__PROBLEM STATEMENT__:
Set the lines down again exactly, first line through the line that contains "const errs = [firstRepErr, laterRepErr];", with no pictures.
** start STORED DATA **
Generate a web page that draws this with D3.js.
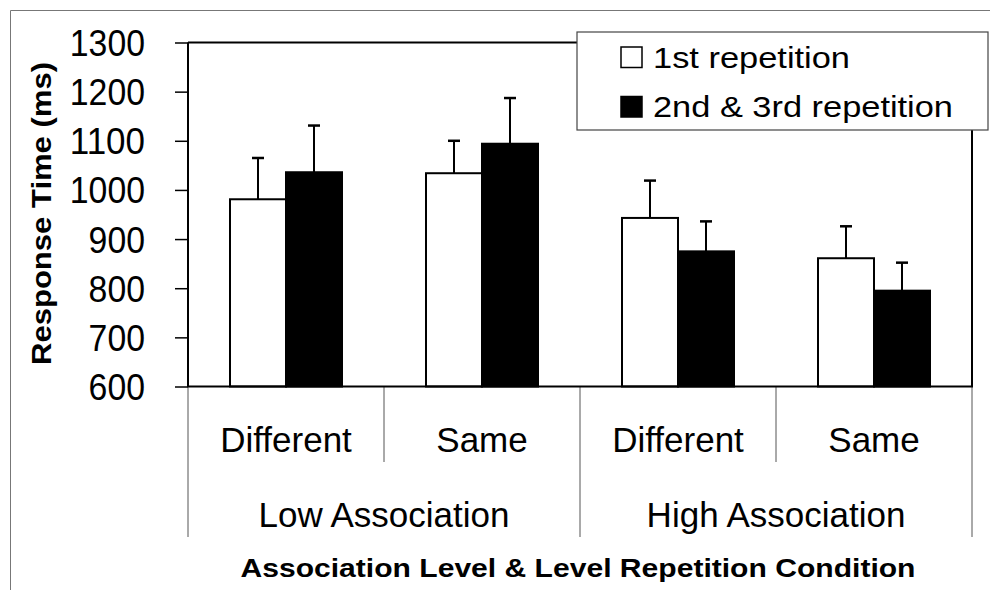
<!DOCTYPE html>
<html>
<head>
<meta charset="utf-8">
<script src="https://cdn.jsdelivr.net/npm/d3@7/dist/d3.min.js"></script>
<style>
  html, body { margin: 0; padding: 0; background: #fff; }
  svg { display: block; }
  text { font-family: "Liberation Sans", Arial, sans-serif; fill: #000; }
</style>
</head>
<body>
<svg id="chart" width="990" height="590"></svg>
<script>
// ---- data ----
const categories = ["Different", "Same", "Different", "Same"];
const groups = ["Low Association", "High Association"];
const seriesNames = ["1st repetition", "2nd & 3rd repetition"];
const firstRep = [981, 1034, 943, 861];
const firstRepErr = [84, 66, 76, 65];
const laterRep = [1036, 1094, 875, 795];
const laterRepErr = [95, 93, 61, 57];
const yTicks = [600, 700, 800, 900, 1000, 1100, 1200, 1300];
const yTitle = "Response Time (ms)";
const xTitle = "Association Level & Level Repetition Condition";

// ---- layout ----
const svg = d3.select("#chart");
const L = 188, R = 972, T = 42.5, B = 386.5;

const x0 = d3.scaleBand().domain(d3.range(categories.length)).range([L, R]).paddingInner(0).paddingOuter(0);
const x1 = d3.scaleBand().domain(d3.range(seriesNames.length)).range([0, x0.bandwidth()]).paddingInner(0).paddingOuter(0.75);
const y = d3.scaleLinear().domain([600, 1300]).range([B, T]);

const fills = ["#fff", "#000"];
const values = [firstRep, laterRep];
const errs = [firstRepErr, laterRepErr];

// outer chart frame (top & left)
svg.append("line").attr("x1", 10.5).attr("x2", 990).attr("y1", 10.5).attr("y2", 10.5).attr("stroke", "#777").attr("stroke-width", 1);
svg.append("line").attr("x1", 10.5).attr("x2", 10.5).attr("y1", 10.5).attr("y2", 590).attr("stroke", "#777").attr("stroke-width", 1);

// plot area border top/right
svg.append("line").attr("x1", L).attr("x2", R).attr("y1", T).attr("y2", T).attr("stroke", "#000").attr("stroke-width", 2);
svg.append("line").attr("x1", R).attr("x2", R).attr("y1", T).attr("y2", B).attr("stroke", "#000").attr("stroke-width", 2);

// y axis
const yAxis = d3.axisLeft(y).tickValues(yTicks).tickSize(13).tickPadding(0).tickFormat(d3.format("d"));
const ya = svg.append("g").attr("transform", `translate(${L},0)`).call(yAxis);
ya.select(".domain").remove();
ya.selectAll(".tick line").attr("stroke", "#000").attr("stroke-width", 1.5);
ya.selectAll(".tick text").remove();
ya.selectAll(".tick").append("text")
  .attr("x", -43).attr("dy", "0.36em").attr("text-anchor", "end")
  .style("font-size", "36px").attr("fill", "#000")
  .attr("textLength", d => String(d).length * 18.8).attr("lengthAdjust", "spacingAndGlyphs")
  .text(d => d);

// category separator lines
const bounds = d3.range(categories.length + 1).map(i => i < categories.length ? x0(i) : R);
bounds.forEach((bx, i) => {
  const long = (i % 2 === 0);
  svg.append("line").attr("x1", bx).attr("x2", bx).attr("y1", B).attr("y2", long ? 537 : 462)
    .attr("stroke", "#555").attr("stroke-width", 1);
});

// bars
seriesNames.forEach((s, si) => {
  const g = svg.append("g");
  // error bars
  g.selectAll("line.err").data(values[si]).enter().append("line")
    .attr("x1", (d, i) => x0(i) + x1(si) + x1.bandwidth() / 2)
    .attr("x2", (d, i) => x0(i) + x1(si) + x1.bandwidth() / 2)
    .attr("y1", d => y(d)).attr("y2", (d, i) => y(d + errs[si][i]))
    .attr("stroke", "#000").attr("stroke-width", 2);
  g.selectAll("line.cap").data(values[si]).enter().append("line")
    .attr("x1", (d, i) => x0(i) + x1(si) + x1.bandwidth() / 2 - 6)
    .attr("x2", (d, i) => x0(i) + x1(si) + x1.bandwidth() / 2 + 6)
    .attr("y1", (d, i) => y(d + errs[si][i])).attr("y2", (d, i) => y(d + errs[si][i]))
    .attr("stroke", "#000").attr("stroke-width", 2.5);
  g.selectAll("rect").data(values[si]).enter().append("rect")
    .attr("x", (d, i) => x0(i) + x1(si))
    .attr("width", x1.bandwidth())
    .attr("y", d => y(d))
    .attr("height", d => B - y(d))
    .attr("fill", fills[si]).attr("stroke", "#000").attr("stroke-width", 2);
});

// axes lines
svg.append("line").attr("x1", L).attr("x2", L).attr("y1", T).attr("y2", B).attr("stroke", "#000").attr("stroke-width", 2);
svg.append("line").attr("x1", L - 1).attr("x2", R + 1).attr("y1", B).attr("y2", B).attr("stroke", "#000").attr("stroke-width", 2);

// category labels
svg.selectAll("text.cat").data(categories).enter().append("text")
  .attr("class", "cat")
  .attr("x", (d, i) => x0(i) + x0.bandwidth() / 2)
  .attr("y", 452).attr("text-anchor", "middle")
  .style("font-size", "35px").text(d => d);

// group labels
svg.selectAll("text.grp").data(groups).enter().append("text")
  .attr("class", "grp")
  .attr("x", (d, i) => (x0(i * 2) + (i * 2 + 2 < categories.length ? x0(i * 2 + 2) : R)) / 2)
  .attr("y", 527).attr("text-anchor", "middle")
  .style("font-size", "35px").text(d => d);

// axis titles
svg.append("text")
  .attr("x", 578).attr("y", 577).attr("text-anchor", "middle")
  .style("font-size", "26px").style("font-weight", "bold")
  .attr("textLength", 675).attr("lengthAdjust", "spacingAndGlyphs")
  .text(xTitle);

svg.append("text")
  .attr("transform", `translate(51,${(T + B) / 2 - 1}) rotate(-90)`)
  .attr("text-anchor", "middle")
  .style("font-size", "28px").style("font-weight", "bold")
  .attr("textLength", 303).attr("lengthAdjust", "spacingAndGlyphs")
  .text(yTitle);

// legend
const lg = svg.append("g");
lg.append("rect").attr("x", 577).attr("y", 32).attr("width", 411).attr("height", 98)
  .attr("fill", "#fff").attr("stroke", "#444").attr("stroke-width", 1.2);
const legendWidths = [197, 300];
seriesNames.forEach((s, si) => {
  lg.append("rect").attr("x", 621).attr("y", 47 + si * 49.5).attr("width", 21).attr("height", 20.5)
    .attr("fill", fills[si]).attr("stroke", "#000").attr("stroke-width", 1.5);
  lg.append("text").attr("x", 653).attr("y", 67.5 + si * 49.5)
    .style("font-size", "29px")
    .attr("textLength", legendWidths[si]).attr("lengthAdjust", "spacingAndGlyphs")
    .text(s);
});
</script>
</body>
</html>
** end STORED DATA **
__RESPONSE TO THE EXERCISE__:
Generate a web page that draws this with D3.js.
<!DOCTYPE html>
<html>
<head>
<meta charset="utf-8">
<script src="https://cdn.jsdelivr.net/npm/d3@7/dist/d3.min.js"></script>
<style>
  html, body { margin: 0; padding: 0; background: #fff; }
  svg { display: block; }
  text { font-family: "Liberation Sans", Arial, sans-serif; fill: #000; }
</style>
</head>
<body>
<svg id="chart" width="990" height="590"></svg>
<script>
// ---- data ----
const categories = ["Different", "Same", "Different", "Same"];
const groups = ["Low Association", "High Association"];
const seriesNames = ["1st repetition", "2nd & 3rd repetition"];
const firstRep = [981, 1034, 943, 861];
const firstRepErr = [84, 66, 76, 65];
const laterRep = [1036, 1094, 875, 795];
const laterRepErr = [95, 93, 61, 57];
const yTicks = [600, 700, 800, 900, 1000, 1100, 1200, 1300];
const yTitle = "Response Time (ms)";
const xTitle = "Association Level & Level Repetition Condition";

// ---- layout ----
const svg = d3.select("#chart");
const L = 188, R = 972, T = 42.5, B = 386.5;

const x0 = d3.scaleBand().domain(d3.range(categories.length)).range([L, R]).paddingInner(0).paddingOuter(0);
const x1 = d3.scaleBand().domain(d3.range(seriesNames.length)).range([0, x0.bandwidth()]).paddingInner(0).paddingOuter(0.75);
const y = d3.scaleLinear().domain([600, 1300]).range([B, T]);

const fills = ["#fff", "#000"];
const values = [firstRep, laterRep];
const errs = [firstRepErr, laterRepErr];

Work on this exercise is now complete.